The use of drones might be raising questions within the United States, but overseas the demand is mounting. The US Defense Departments says they are preparing to make unmanned aerial vehicles commercially available to 66 outside nations.
If approved by Congress and the US State Department, the Pentagon could soon be peddling the remote-controlled war machines that have become a hallmark of America’s overseas wars to dozens of its allies. It’s a not deal that’s likely to be cut without a sound, however, as the use of UAVs has become one of the most debated issues regarding the US military at home.
Last year, however, the DoD put together a list of 66 countries they hope they will be cleared to sell drones too, and today the Defense Department says they are just as eager as ever to get the ball rolling.
Countless watchdog groups have condemned the use of drones, calling the aircraft responsible for the deaths of hundreds of innocent civilians. As recently as this past weekend, a US-led drone strike in Yemen was reported to cause fatalities for no fewer than 13 civilians. Even so, adding UAVs to the wish-lists of other countries could be a consideration favored by much of Washington, especially those who have feared than planned budget cuts will nix billions from the Pentagon’s budget over the next decade.
Last year, US weapons exports amounted $66.3 billion worth of deals thanks to sales to the States’ allies, the largest figure ever to come through arms sales. Just last month, a Congressional Research Service report claimed that 2011 was “the highest single year agreements total in the history of the US arms export program,” and that trend could very well carry over, especially if UAVs are added to the list of inventory available to the allies.
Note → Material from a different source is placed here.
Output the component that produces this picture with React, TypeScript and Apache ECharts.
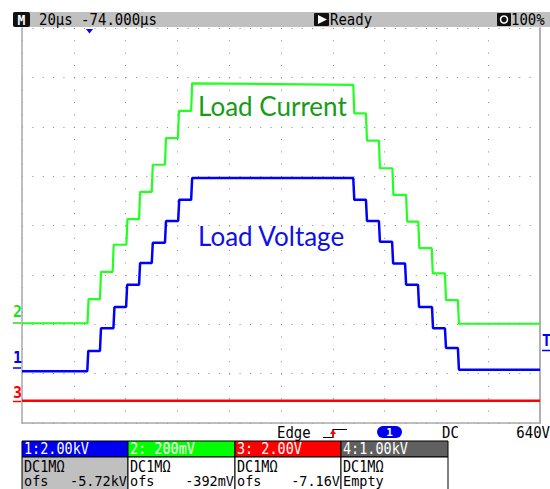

To Reuters on Wednesday, Northrop Grumman Corp CEO Wes Bush says that the Obama White House is working to make it easier for his company and others to deal drones as part of their international arms exchange, but roadblocks remain in place, regardless.
“I wish we were further along in getting that done. It’s slow, it’s painful, but we’re doing the right things to move in that direction,” Bush tells Reuters.
Earlier this year, the Pentagon’s Defense Security Cooperation Agency deputy director, Richard Genaille, told attendees at the ComDef 2012 conference, “We don’t really have a comprehensive U.S. government policy” on drone exports, but one was indeed in the works.
“It hasn’t moved quite as fast as we would like, but we’re not giving up,” Genaille said.
In May, Turkish President Abdullah Gul told the state-run Anadolu Agency that the White House has expressed a “positive stance” over the sale of UAVs, and “They are trying to convince the Congress” before an agreement is made.
Last month, the US-based marketing firm Teal Group estimated that “UAV spending will almost double over the next decade from current worldwide UAV expenditures of $6.6 billion annually to $11.4 billion, totaling just over $89 billion in the next ten years.”